HAZİNEDEN ÇALIŞANAN 418 MİLYAR DOLARI GETİRECEĞİM VE BU MİLLETİN CEBİNE KOYACAĞIM

Parayı nereden bulacaksın’ diye soruyorlar. Hazineden çalınan 418 milyar doları getireceğim ve bu milletin cebine koyacağım. ‘Parayı nasıl alacaksın’ diyorlar. Hiç endişe etmeyin. Bu kardeşiniz, son kuruşuna kadar alacak. Son kuruşuna kadar, alacak ve getireceğiz. Sanıyorlar ki, ‘çaldık götürdük, Kılıçdaroğlu onu bulamaz.’ Bulurum, bulurum.
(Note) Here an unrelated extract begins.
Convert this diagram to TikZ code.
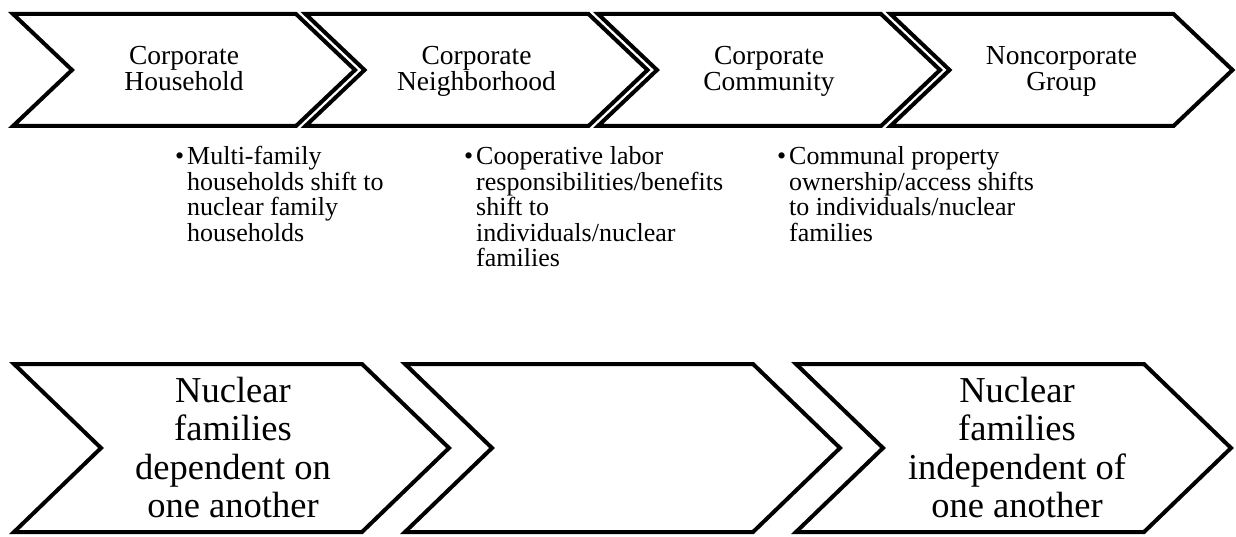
\documentclass[tikz,border=0pt]{standalone}
\usepackage{fontspec}
\setmainfont{Liberation Serif}

% Stacks of lines whose baseline is that of the first line
\newcommand\centredlines[1]{\vtop{\halign{\hfil##\hfil\cr#1\crcr}}}
\newcommand\leftlines[1]{\vtop{\halign{##\hfil\cr#1\crcr}}}
\newcommand\bulletmark{\llap{\textbullet\hspace{3pt}}}

% Chevron outline: left x, top y, bottom y, flat length, point depth
\newcommand\chevronpath[5]{%
  \pgfmathsetmacro\cvl{#1}%
  \pgfmathsetmacro\cva{#1+#4}%
  \pgfmathsetmacro\cvb{#1+#4+#5}%
  \pgfmathsetmacro\cvc{#1+#5}%
  \pgfmathsetmacro\cvm{(#2+#3)/2}%
  \draw[chev] (\cvl,#2) -- (\cva,#2) -- (\cvb,\cvm) -- (\cva,#3)
    -- (\cvl,#3) -- (\cvc,\cvm) -- cycle;}

\begin{document}
\begin{tikzpicture}[x=1pt,y=-1pt,
  chev/.style={draw=black,line width=4pt,fill=white,line join=miter,miter limit=10},
  toplabel/.style={anchor=base,inner sep=0pt,font=\fontsize{27.5}{25.5}\selectfont},
  note/.style={anchor=base west,inner sep=0pt,font=\fontsize{26}{25.5}\selectfont},
  endlabel/.style={anchor=base,inner sep=0pt,font=\fontsize{36.5}{38.5}\selectfont}]
\useasboundingbox (0,0) rectangle (1236,537);
\fill[white] (0,0) rectangle (1236,537);

% upper row of four stages
\foreach \i in {0,...,3}{\chevronpath{13+292.5*\i}{14}{126}{283}{59}}
% lower row of three arrows
\foreach \i in {0,1,2}{\chevronpath{14+391*\i}{364}{532}{348}{87}}

\node[toplabel] (stage1) at (184,65)    {\centredlines{Corporate\cr Household}};
\node[toplabel] (stage2) at (476.5,65)  {\centredlines{Corporate\cr Neighborhood}};
\node[toplabel] (stage3) at (769,65)    {\centredlines{Corporate\cr Community}};
\node[toplabel] (stage4) at (1061.5,65) {\centredlines{Noncorporate\cr Group}};

\node[note] (note1) at (187,165) {\leftlines{\bulletmark Multi-family\cr
  households shift to\cr nuclear family\cr households}};
\node[note] (note2) at (476,165) {\leftlines{\bulletmark Cooperative labor\cr
  responsibilities/benefits\cr shift to\cr individuals/nuclear\cr families}};
\node[note] (note3) at (789,165) {\leftlines{\bulletmark Communal property\cr
  ownership/access shifts\cr to individuals/nuclear\cr families}};

\node[endlabel] (dependent) at (233,402)
  {\centredlines{Nuclear\cr families\cr dependent on\cr one another}};
\node[endlabel] (independent) at (1017,402)
  {\centredlines{Nuclear\cr families\cr independent of\cr one another}};
\end{tikzpicture}
\end{document}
Fizan’a götürseler bulacağım. Bir kısmını değil, tamamını getireceğim. Bu milet zenginleşecek. Dolayısıyla çalanın yanına bırakmayacağız. Millet İttifakı liderlerinin ortak özelliği o. Çalanın yanına bırakmayacağız. Kul hakkı yiyenden, ‘Bir dakika kardeşim’ diyeceğiz, ‘sen bu parayı götürdün, millete vereceğiz.’ Para milletin parasıdır.”